Martin estaba atascado. Llevaba toda la tarde trabajando en un crucigrama críptico para conmemorar los trescientos años del nacimiento de Linneo, pero no daba con las definiciones, y estaba quedando vulgar y poco elegante. Se levantó y se desperezó. Llamaron a la puerta.
—¿Sí? —dijo, y se volvió—. Ah, eres tú, Julia. Pasa.
—No —repuso ella, y entró en la habitación—. Soy Valentina, la hermana de Julia.

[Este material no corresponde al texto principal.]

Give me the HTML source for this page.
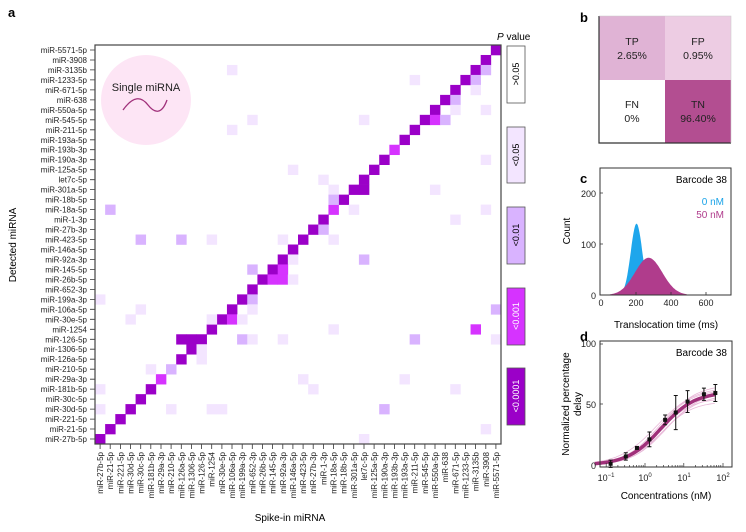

—¡Oh! —Martin parecía encantado—. ¡Por fin! Es un placer conocerte. Gracias por venir. ¿Te apetece un poco de té?
—No, es que… no puedo quedarme. Sólo he venido a decirle… ¿Sabe esas vitaminas que le ha estado dando Julia?
—Sí.
Valentina respiró hondo y continuó:
—Pues… resulta que no son vitaminas. Son un medicamento que se llama Anafranil.
—Ya lo sé, querida —repuso él con ternura—. Pero gracias por venir a decírmelo.
—¿Ya lo sabía?
—Las cápsulas llevan el nombre impreso. Y ya había tomado Anafranil antes, así que sé qué aspecto tiene.
—¿Sabe Julia que usted lo sabe? —preguntó Valentina con una sonrisa.
Martin sonrió también.
—No estoy seguro. Pero creo que lo mejor será que no le mencionemos esta conversación, por si acaso.
—No pensaba hacerlo.
—Entonces yo tampoco lo haré.
Valentina se dio la vuelta para marcharse.
—¿Seguro que no quieres quedarte un rato?
—No, no puedo.
—Pues vuelve otro día, cuando quieras.
—Vale. Gracias —replicó Valentina.
Martin la oyó alejarse entre el laberinto de cajas, antes de desaparecer.